• _EXERCISE DIRECTIONS_
Exactly the lines from the first line of the records to the line holding "const yTicks = [0, 0.2, 0.4, 0.6, 0.8, 1.0, 1.2, 1.4];" should be duplicated, and nothing more; pictures stay out.

Stored data entries
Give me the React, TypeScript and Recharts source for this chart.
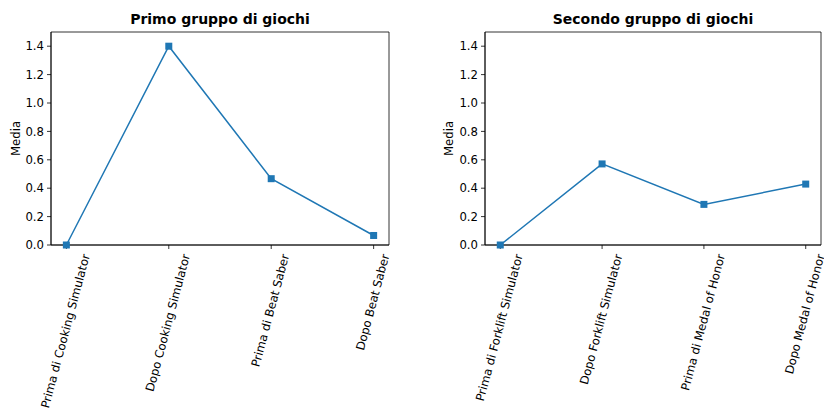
import React from "react";
import { LineChart, Line, XAxis, YAxis, ReferenceArea } from "recharts";

const FONT = "'DejaVu Sans', sans-serif";
const TICK_FS = 11.7;
const BLUE = "#1f77b4";

const group1Labels = [
  "Prima di Cooking Simulator",
  "Dopo Cooking Simulator",
  "Prima di Beat Saber",
  "Dopo Beat Saber",
];
const group1Values = [0, 1.4, 0.467, 0.067];

const group2Labels = [
  "Prima di Forklift Simulator",
  "Dopo Forklift Simulator",
  "Prima di Medal of Honor",
  "Dopo Medal of Honor",
];
const group2Values = [0, 0.571, 0.286, 0.429];

const yTicks = [0, 0.2, 0.4, 0.6, 0.8, 1.0, 1.2, 1.4];

let ctx: CanvasRenderingContext2D | null = null;
const measure = (s: string) => {
  if (!ctx) ctx = document.createElement("canvas").getContext("2d");
  if (!ctx) return s.length * TICK_FS * 0.55;
  ctx.font = `${TICK_FS}px 'DejaVu Sans'`;
  return ctx.measureText(s).width;
};

// rotated 75deg, box centred on the tick, top of box just under the axis
const RotTick = ({ x, y, payload, labels }: any) => {
  const label = labels[payload.value] ?? "";
  const L = measure(label);
  const asc = 0.76 * TICK_FS;
  const desc = 0.24 * TICK_FS;
  const ex = x + 0.1295 * L + 0.483 * (asc - desc);
  const ey = y + 0.259 * asc;
  return (
    <text
      x={ex}
      y={ey}
      textAnchor="end"
      fontFamily={FONT}
      fontSize={TICK_FS}
      fill="#000"
      transform={`rotate(-75, ${ex}, ${ey})`}
    >
      {label}
    </text>
  );
};

const SquareDot = (props: any) => {
  const { cx, cy, index } = props;
  return <rect key={index} x={cx - 3.5} y={cy - 3.5} width={7} height={7} fill={BLUE} />;
};

const Panel = ({
  labels,
  values,
  width,
  yWidth,
  right,
}: {
  labels: string[];
  values: number[];
  width: number;
  yWidth: number;
  right: number;
}) => {
  const data = labels.map((name, i) => ({ x: i, name, v: values[i] }));
  return (
    <LineChart
      width={width}
      height={409}
      data={data}
      margin={{ top: 32, right, bottom: 0, left: 0 }}
    >
      <XAxis
        dataKey="x"
        type="number"
        domain={[-0.15, 3.15]}
        ticks={[0, 1, 2, 3]}
        interval={0}
        height={164}
        tickSize={4}
        tickMargin={4}
        axisLine={{ stroke: "#000", strokeWidth: 0.8 }}
        tickLine={{ stroke: "#000", strokeWidth: 0.8 }}
        tick={<RotTick labels={labels} />}
      />
      <YAxis
        type="number"
        domain={[0, 1.5]}
        ticks={yTicks}
        width={yWidth}
        tickSize={4}
        tickMargin={3}
        tickFormatter={(v: number) => v.toFixed(1)}
        axisLine={{ stroke: "#000", strokeWidth: 0.8 }}
        tickLine={{ stroke: "#000", strokeWidth: 0.8 }}
        tick={{ fill: "#000", fontSize: TICK_FS, fontFamily: FONT }}
      />
      <ReferenceArea
        x1={-0.15}
        x2={3.15}
        y1={0}
        y2={1.5}
        fill="none"
        stroke="#000"
        strokeWidth={0.8}
        ifOverflow="visible"
      />
      <Line
        dataKey="v"
        type="linear"
        stroke={BLUE}
        strokeWidth={1.5}
        dot={SquareDot}
        activeDot={false}
        isAnimationActive={false}
      />
    </LineChart>
  );
};

export default function App() {
  return (
    <div
      style={{
        position: "absolute",
        left: 0,
        top: 0,
        width: 824,
        height: 409,
        background: "#fff",
      }}
    >
      <div style={{ position: "absolute", left: 0, top: 0 }}>
        <Panel labels={group1Labels} values={group1Values} width={420} yWidth={51} right={31} />
      </div>
      <div style={{ position: "absolute", left: 420, top: 0 }}>
        <Panel labels={group2Labels} values={group2Values} width={404} yWidth={65} right={3} />
      </div>
      <svg
        width={824}
        height={409}
        style={{ position: "absolute", left: 0, top: 0, pointerEvents: "none" }}
      >
        <text x={220} y={24} textAnchor="middle" fontFamily={FONT} fontWeight="bold" fontSize={14} fill="#000">
          Primo gruppo di giochi
        </text>
        <text x={653} y={24} textAnchor="middle" fontFamily={FONT} fontWeight="bold" fontSize={14} fill="#000">
          Secondo gruppo di giochi
        </text>
        <text x={20} y={138.5} textAnchor="middle" fontFamily={FONT} fontSize={TICK_FS} fill="#000" transform="rotate(-90, 20, 138.5)">
          Media
        </text>
        <text x={453} y={138.5} textAnchor="middle" fontFamily={FONT} fontSize={TICK_FS} fill="#000" transform="rotate(-90, 453, 138.5)">
          Media
        </text>
      </svg>
    </div>
  );
}
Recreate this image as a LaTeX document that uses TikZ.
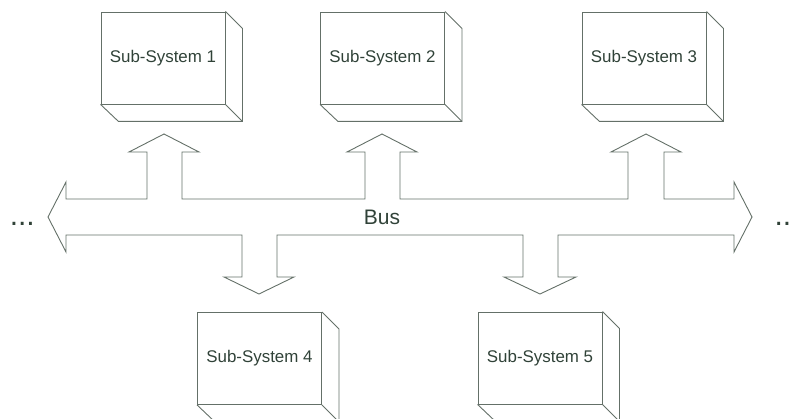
\documentclass[tikz,border=0pt]{standalone}
\usepackage{fontspec}
\setmainfont{Liberation Sans}
\usetikzlibrary{calc}
\definecolor{linec}{RGB}{100,112,104}
\definecolor{textc}{RGB}{48,66,56}
\tikzset{
  subsys/.style={draw=linec, line width=0.9pt, minimum width=124pt, minimum height=92pt,
    inner sep=0pt, text=textc, font=\fontsize{16.9}{20}\selectfont},
  buspath/.style={draw=linec, line width=0.9pt, line join=miter},
  side/.style={draw=linec, line width=0.9pt},
  dots/.style={text=textc, font=\fontsize{30}{32}\selectfont, inner sep=0pt, anchor=base}
}
\begin{document}
\begin{tikzpicture}[x=1pt, y=-1pt]
  \useasboundingbox (0,0) rectangle (790,419);

  % sub-system boxes (front faces)
  \node[subsys] (s1) at (163,58)    {Sub-System 1};
  \node[subsys] (s2) at (382.5,58)  {Sub-System 2};
  \node[subsys] (s3) at (644,58)    {Sub-System 3};
  \node[subsys] (s4) at (259.5,358.5) {Sub-System 4};
  \node[subsys] (s5) at (540,358)   {Sub-System 5};

  % depth of each box: side and bottom faces
  \foreach \n in {s1,s2,s3,s4,s5} {
    \draw[side] (\n.north east) -- ++(17,17) -- ($(\n.south east)+(17,17)$) -- ++(-124,0) -- (\n.south west);
    \draw[side] (\n.south east) -- ++(17,17);
  }

  % bus: double-headed arrow with branches to each sub-system
  \draw[buspath]
    (48,217) -- (66,182) -- (66,199)
    -- (147,199) -- (147,152) -- (129,152) -- (164,134) -- (199,152) -- (182,152) -- (182,199)
    -- (365,199) -- (365,152) -- (347,152) -- (382,134) -- (417,152) -- (400,152) -- (400,199)
    -- (628,199) -- (628,152) -- (611,152) -- (646,134) -- (681,152) -- (664,152) -- (664,199)
    -- (734,199) -- (734,182) -- (752,217) -- (734,252) -- (734,235)
    -- (558,235) -- (558,277) -- (576,277) -- (540,294) -- (504,277) -- (523,277) -- (523,235)
    -- (277,235) -- (277,277) -- (294,277) -- (259,294) -- (224,277) -- (242,277) -- (242,235)
    -- (66,235) -- (66,252) -- cycle;

  \node[text=textc, font=\fontsize{21}{24}\selectfont] (bus) at (382,217) {Bus};

  \node[dots] (more-left)  at (22.3,226) {...};
  \node[dots] (more-right) at (787,226)  {...};
\end{tikzpicture}
\end{document}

• _SOLUTION FOR THIS PROBLEM_
Give me the React, TypeScript and Recharts source for this chart.
import React from "react";
import { LineChart, Line, XAxis, YAxis, ReferenceArea } from "recharts";

const FONT = "'DejaVu Sans', sans-serif";
const TICK_FS = 11.7;
const BLUE = "#1f77b4";

const group1Labels = [
  "Prima di Cooking Simulator",
  "Dopo Cooking Simulator",
  "Prima di Beat Saber",
  "Dopo Beat Saber",
];
const group1Values = [0, 1.4, 0.467, 0.067];

const group2Labels = [
  "Prima di Forklift Simulator",
  "Dopo Forklift Simulator",
  "Prima di Medal of Honor",
  "Dopo Medal of Honor",
];
const group2Values = [0, 0.571, 0.286, 0.429];

const yTicks = [0, 0.2, 0.4, 0.6, 0.8, 1.0, 1.2, 1.4];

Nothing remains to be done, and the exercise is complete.